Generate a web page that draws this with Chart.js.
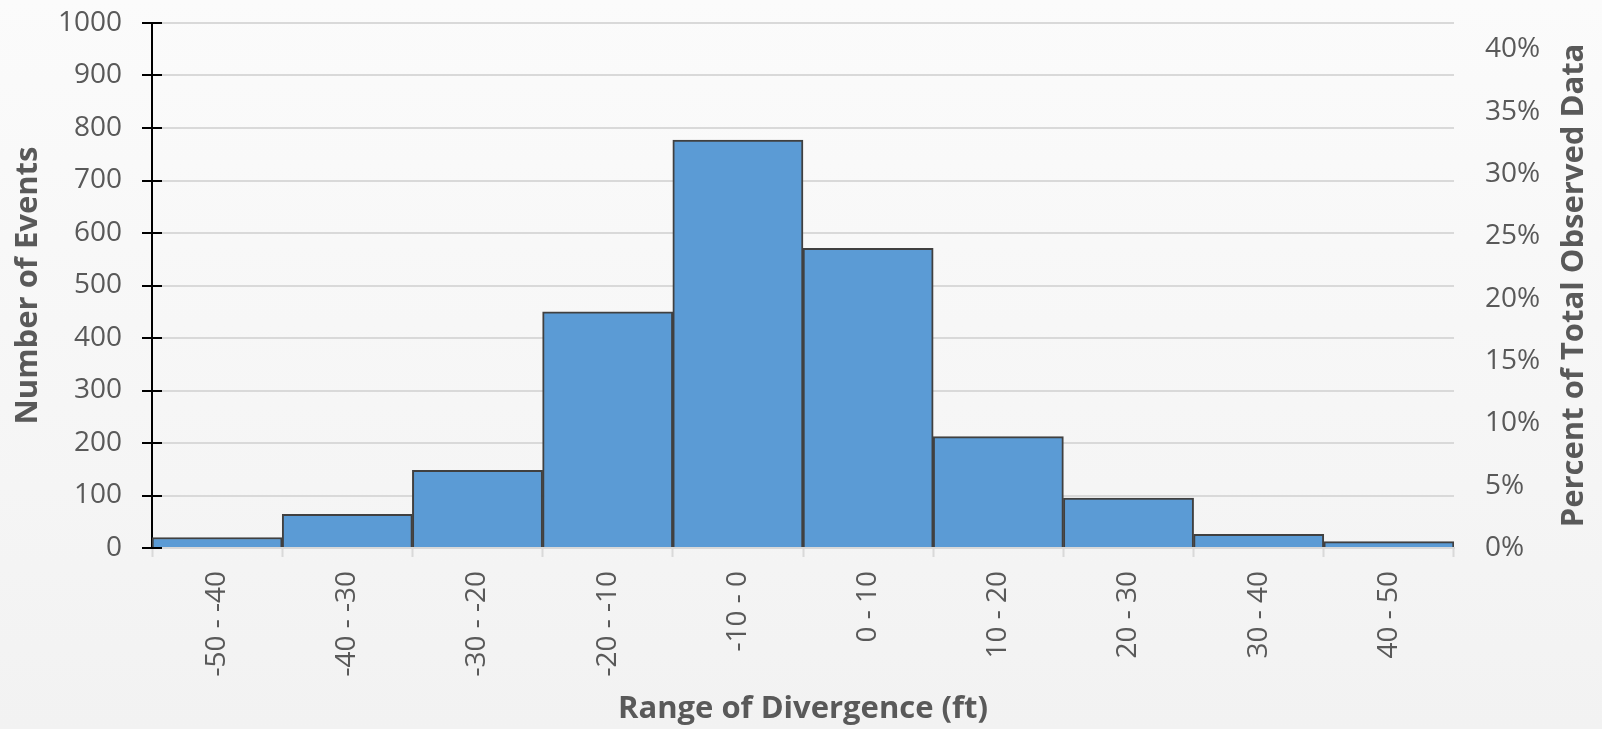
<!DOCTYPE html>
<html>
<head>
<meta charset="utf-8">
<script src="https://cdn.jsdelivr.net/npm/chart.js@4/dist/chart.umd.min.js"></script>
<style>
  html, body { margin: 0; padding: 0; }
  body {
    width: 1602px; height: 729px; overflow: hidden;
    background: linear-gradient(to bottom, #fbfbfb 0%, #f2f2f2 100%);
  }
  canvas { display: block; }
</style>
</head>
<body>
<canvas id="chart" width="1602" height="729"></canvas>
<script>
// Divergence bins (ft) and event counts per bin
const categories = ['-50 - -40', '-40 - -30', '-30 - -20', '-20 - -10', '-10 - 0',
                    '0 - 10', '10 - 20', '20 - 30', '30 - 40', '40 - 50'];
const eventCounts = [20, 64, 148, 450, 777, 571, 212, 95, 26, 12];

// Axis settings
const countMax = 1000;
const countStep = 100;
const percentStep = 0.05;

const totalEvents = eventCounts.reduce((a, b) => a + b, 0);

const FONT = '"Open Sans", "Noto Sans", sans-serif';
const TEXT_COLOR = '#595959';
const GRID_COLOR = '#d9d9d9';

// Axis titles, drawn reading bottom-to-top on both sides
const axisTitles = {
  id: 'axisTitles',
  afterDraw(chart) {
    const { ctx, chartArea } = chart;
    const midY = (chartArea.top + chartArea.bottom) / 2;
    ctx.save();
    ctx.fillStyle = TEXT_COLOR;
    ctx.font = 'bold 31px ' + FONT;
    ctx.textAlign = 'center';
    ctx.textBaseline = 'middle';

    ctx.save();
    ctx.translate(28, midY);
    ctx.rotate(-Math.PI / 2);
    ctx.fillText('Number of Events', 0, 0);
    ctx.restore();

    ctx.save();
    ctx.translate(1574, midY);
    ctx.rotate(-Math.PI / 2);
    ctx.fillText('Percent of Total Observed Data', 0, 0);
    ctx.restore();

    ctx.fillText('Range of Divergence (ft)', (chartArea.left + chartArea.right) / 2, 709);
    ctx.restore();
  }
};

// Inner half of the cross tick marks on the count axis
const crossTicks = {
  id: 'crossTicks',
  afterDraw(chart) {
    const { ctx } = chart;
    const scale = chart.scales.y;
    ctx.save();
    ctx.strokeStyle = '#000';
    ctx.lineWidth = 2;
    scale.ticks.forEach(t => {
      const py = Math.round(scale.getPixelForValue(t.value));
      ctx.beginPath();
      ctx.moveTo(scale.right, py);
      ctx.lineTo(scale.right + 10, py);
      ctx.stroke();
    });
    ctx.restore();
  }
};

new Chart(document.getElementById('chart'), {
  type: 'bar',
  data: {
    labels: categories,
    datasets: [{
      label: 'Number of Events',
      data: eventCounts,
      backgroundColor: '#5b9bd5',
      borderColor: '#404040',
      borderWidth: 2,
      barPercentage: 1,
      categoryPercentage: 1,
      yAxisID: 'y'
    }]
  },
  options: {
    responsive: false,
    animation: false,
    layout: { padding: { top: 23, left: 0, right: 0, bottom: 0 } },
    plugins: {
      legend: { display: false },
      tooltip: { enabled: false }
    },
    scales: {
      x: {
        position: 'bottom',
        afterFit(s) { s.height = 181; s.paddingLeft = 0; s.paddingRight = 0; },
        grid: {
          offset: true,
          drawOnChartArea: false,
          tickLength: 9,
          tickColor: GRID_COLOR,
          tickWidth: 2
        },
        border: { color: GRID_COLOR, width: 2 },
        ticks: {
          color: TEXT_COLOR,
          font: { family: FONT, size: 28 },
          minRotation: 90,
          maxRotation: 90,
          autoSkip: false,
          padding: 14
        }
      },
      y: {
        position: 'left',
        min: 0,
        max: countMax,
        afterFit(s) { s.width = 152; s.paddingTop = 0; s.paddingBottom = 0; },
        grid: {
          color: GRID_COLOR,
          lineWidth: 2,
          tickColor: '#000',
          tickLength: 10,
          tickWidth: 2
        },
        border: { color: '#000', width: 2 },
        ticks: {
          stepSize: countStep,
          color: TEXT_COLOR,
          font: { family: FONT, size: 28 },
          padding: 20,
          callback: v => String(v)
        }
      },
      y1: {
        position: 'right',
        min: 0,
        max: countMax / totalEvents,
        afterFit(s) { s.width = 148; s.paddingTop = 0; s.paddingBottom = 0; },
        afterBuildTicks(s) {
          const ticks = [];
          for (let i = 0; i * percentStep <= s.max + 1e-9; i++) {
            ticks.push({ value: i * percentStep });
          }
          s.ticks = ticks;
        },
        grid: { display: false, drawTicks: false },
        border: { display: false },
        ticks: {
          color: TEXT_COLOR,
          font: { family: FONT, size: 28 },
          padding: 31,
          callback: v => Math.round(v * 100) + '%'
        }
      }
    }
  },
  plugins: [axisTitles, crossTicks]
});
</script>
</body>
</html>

____________

Omit the pictures, then output the rest of the listing exactly.

Generate a web page that draws this with Chart.js.
<!DOCTYPE html>
<html>
<head>
<meta charset="utf-8">
<script src="https://cdn.jsdelivr.net/npm/chart.js@4/dist/chart.umd.min.js"></script>
<style>
  html, body { margin: 0; padding: 0; }
  body {
    width: 1602px; height: 729px; overflow: hidden;
    background: linear-gradient(to bottom, #fbfbfb 0%, #f2f2f2 100%);
  }
  canvas { display: block; }
</style>
</head>
<body>
<canvas id="chart" width="1602" height="729"></canvas>
<script>
// Divergence bins (ft) and event counts per bin
const categories = ['-50 - -40', '-40 - -30', '-30 - -20', '-20 - -10', '-10 - 0',
                    '0 - 10', '10 - 20', '20 - 30', '30 - 40', '40 - 50'];
const eventCounts = [20, 64, 148, 450, 777, 571, 212, 95, 26, 12];

// Axis settings
const countMax = 1000;
const countStep = 100;
const percentStep = 0.05;

const totalEvents = eventCounts.reduce((a, b) => a + b, 0);

const FONT = '"Open Sans", "Noto Sans", sans-serif';
const TEXT_COLOR = '#595959';
const GRID_COLOR = '#d9d9d9';

// Axis titles, drawn reading bottom-to-top on both sides
const axisTitles = {
  id: 'axisTitles',
  afterDraw(chart) {
    const { ctx, chartArea } = chart;
    const midY = (chartArea.top + chartArea.bottom) / 2;
    ctx.save();
    ctx.fillStyle = TEXT_COLOR;
    ctx.font = 'bold 31px ' + FONT;
    ctx.textAlign = 'center';
    ctx.textBaseline = 'middle';

    ctx.save();
    ctx.translate(28, midY);
    ctx.rotate(-Math.PI / 2);
    ctx.fillText('Number of Events', 0, 0);
    ctx.restore();

    ctx.save();
    ctx.translate(1574, midY);
    ctx.rotate(-Math.PI / 2);
    ctx.fillText('Percent of Total Observed Data', 0, 0);
    ctx.restore();

    ctx.fillText('Range of Divergence (ft)', (chartArea.left + chartArea.right) / 2, 709);
    ctx.restore();
  }
};

// Inner half of the cross tick marks on the count axis
const crossTicks = {
  id: 'crossTicks',
  afterDraw(chart) {
    const { ctx } = chart;
    const scale = chart.scales.y;
    ctx.save();
    ctx.strokeStyle = '#000';
    ctx.lineWidth = 2;
    scale.ticks.forEach(t => {
      const py = Math.round(scale.getPixelForValue(t.value));
      ctx.beginPath();
      ctx.moveTo(scale.right, py);
      ctx.lineTo(scale.right + 10, py);
      ctx.stroke();
    });
    ctx.restore();
  }
};

new Chart(document.getElementById('chart'), {
  type: 'bar',
  data: {
    labels: categories,
    datasets: [{
      label: 'Number of Events',
      data: eventCounts,
      backgroundColor: '#5b9bd5',
      borderColor: '#404040',
      borderWidth: 2,
      barPercentage: 1,
      categoryPercentage: 1,
      yAxisID: 'y'
    }]
  },
  options: {
    responsive: false,
    animation: false,
    layout: { padding: { top: 23, left: 0, right: 0, bottom: 0 } },
    plugins: {
      legend: { display: false },
      tooltip: { enabled: false }
    },
    scales: {
      x: {
        position: 'bottom',
        afterFit(s) { s.height = 181; s.paddingLeft = 0; s.paddingRight = 0; },
        grid: {
          offset: true,
          drawOnChartArea: false,
          tickLength: 9,
          tickColor: GRID_COLOR,
          tickWidth: 2
        },
        border: { color: GRID_COLOR, width: 2 },
        ticks: {
          color: TEXT_COLOR,
          font: { family: FONT, size: 28 },
          minRotation: 90,
          maxRotation: 90,
          autoSkip: false,
          padding: 14
        }
      },
      y: {
        position: 'left',
        min: 0,
        max: countMax,
        afterFit(s) { s.width = 152; s.paddingTop = 0; s.paddingBottom = 0; },
        grid: {
          color: GRID_COLOR,
          lineWidth: 2,
          tickColor: '#000',
          tickLength: 10,
          tickWidth: 2
        },
        border: { color: '#000', width: 2 },
        ticks: {
          stepSize: countStep,
          color: TEXT_COLOR,
          font: { family: FONT, size: 28 },
          padding: 20,
          callback: v => String(v)
        }
      },
      y1: {
        position: 'right',
        min: 0,
        max: countMax / totalEvents,
        afterFit(s) { s.width = 148; s.paddingTop = 0; s.paddingBottom = 0; },
        afterBuildTicks(s) {
          const ticks = [];
          for (let i = 0; i * percentStep <= s.max + 1e-9; i++) {
            ticks.push({ value: i * percentStep });
          }
          s.ticks = ticks;
        },
        grid: { display: false, drawTicks: false },
        border: { display: false },
        ticks: {
          color: TEXT_COLOR,
          font: { family: FONT, size: 28 },
          padding: 31,
          callback: v => Math.round(v * 100) + '%'
        }
      }
    }
  },
  plugins: [axisTitles, crossTicks]
});
</script>
</body>
</html>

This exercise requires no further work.